■ YOUR OBJECTIVE ■
Track down each line that has the word "page" and copy it.

------------------------------------------------------------------------

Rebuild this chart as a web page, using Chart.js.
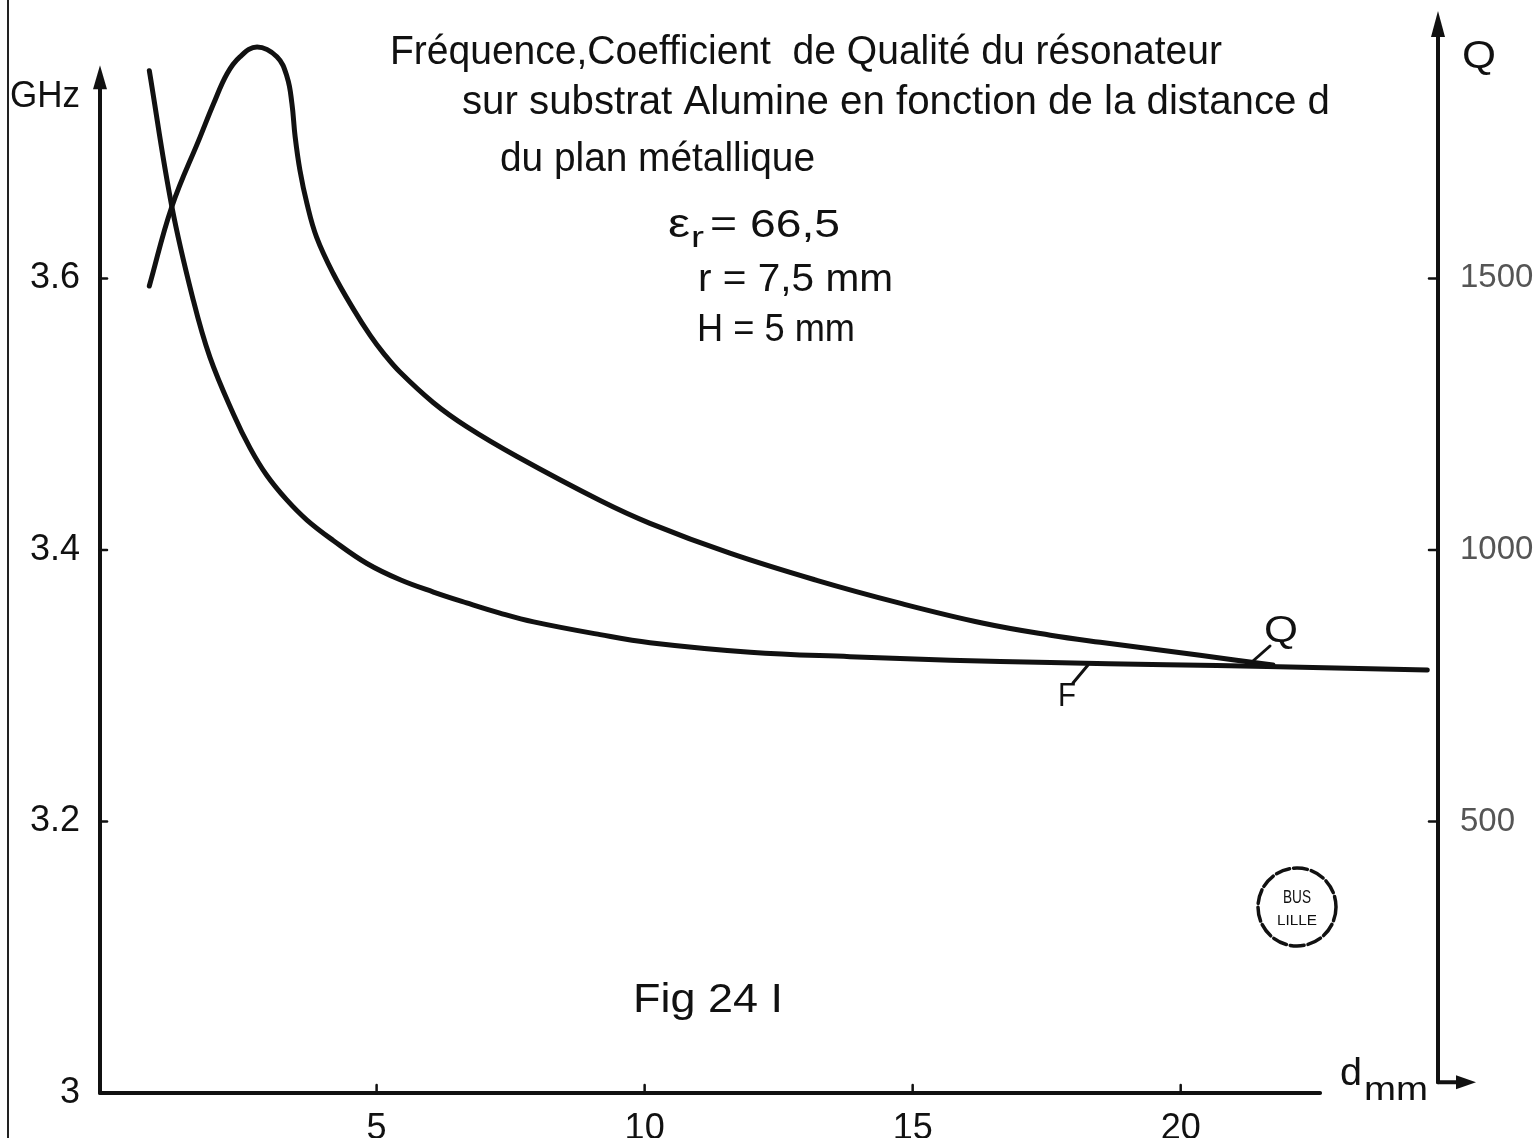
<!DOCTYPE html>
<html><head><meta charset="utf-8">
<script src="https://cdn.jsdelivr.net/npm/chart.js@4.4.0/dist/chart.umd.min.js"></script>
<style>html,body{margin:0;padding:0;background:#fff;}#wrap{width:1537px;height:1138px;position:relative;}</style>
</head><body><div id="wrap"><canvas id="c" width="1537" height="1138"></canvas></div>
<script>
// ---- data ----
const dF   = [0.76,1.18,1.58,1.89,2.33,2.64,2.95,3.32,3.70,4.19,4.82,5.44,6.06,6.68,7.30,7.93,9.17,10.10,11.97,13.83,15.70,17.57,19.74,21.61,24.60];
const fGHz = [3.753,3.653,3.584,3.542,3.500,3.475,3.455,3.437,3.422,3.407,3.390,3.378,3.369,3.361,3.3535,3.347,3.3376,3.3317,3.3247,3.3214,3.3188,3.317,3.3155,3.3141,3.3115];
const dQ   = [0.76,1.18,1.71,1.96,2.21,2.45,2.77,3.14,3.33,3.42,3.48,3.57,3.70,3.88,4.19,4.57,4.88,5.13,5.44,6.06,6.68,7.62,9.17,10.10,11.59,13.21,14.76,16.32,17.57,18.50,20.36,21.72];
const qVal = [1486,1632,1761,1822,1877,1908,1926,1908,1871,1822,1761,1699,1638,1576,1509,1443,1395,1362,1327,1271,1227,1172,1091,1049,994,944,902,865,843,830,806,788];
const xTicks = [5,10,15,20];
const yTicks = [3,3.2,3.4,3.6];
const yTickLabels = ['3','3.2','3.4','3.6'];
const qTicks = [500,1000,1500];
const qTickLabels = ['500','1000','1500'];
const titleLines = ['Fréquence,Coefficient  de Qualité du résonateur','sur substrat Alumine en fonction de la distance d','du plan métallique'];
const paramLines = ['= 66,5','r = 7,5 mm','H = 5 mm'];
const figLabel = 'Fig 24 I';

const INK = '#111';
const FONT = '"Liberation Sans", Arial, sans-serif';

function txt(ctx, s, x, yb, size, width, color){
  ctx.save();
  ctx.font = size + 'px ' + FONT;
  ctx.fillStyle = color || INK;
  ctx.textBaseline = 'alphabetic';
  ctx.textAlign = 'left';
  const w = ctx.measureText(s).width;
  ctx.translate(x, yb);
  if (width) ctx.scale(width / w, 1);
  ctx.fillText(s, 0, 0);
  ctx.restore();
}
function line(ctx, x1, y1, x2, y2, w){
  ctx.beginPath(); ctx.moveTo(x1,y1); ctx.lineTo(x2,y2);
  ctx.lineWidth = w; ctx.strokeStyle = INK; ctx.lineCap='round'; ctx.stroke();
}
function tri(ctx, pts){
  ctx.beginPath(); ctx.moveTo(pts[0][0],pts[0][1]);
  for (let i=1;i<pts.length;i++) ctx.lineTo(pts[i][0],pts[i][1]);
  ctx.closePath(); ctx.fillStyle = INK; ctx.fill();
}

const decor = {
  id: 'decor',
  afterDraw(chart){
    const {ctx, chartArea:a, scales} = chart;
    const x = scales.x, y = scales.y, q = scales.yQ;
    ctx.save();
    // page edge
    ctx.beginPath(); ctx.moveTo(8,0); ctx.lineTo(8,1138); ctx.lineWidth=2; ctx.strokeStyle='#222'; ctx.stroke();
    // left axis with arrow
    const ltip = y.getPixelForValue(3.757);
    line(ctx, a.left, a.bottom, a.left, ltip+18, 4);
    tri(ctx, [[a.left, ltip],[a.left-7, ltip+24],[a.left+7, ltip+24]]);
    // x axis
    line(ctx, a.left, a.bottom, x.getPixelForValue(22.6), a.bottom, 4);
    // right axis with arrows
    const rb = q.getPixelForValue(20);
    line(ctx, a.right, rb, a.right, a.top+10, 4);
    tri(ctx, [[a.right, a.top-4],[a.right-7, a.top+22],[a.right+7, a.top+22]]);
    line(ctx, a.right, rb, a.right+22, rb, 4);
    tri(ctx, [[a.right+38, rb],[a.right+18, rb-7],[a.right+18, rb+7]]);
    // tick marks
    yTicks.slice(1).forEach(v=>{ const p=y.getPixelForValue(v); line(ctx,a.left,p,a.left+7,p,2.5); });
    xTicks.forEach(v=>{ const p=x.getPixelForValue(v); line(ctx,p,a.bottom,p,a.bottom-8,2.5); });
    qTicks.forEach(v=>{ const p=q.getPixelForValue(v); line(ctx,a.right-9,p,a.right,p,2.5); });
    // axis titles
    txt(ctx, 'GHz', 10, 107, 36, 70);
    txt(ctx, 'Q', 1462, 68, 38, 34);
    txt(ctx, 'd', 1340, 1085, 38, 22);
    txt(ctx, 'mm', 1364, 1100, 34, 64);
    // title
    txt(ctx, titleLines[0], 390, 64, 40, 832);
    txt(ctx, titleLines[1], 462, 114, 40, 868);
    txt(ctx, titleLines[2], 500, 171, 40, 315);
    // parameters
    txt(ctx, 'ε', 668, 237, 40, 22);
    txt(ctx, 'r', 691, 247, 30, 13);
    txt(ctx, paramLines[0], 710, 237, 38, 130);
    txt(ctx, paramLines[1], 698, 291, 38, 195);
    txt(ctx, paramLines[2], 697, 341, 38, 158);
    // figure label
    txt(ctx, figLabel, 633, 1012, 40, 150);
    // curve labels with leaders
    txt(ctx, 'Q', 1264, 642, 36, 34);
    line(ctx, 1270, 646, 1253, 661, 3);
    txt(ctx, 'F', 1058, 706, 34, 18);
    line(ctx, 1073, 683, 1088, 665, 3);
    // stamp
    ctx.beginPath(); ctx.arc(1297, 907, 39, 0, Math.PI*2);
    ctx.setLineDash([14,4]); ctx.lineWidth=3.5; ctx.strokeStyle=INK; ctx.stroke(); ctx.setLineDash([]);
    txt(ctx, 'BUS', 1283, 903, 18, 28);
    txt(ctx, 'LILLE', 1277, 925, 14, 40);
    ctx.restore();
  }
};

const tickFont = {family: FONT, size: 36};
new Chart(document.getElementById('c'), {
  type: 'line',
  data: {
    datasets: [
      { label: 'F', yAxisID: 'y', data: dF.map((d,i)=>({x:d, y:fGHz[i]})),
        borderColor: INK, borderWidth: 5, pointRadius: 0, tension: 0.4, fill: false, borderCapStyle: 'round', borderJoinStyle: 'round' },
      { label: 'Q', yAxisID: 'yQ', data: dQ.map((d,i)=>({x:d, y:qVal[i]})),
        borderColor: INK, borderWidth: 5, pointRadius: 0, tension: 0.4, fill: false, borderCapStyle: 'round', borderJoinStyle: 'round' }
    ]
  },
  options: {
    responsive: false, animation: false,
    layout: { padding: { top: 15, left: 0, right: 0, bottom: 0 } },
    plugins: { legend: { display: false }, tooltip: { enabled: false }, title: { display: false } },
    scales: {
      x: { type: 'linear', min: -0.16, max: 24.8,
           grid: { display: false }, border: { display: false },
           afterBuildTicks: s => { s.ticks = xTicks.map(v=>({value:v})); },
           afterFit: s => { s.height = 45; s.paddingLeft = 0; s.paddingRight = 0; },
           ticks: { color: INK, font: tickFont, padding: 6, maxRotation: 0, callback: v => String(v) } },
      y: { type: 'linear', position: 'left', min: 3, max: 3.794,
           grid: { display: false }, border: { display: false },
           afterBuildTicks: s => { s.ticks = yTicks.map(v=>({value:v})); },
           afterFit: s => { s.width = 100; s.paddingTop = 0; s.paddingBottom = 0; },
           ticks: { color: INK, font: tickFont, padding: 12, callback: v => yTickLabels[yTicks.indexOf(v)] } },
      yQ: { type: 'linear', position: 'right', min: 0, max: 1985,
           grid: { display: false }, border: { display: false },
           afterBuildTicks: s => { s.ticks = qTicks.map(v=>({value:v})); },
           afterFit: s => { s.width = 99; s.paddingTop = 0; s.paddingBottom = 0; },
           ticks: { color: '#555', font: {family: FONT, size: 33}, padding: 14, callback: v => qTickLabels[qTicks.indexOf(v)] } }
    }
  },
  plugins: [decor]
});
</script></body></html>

------------------------------------------------------------------------

■ WORKED SOLUTION ■
Rebuild this chart as a web page, using Chart.js.
    // page edge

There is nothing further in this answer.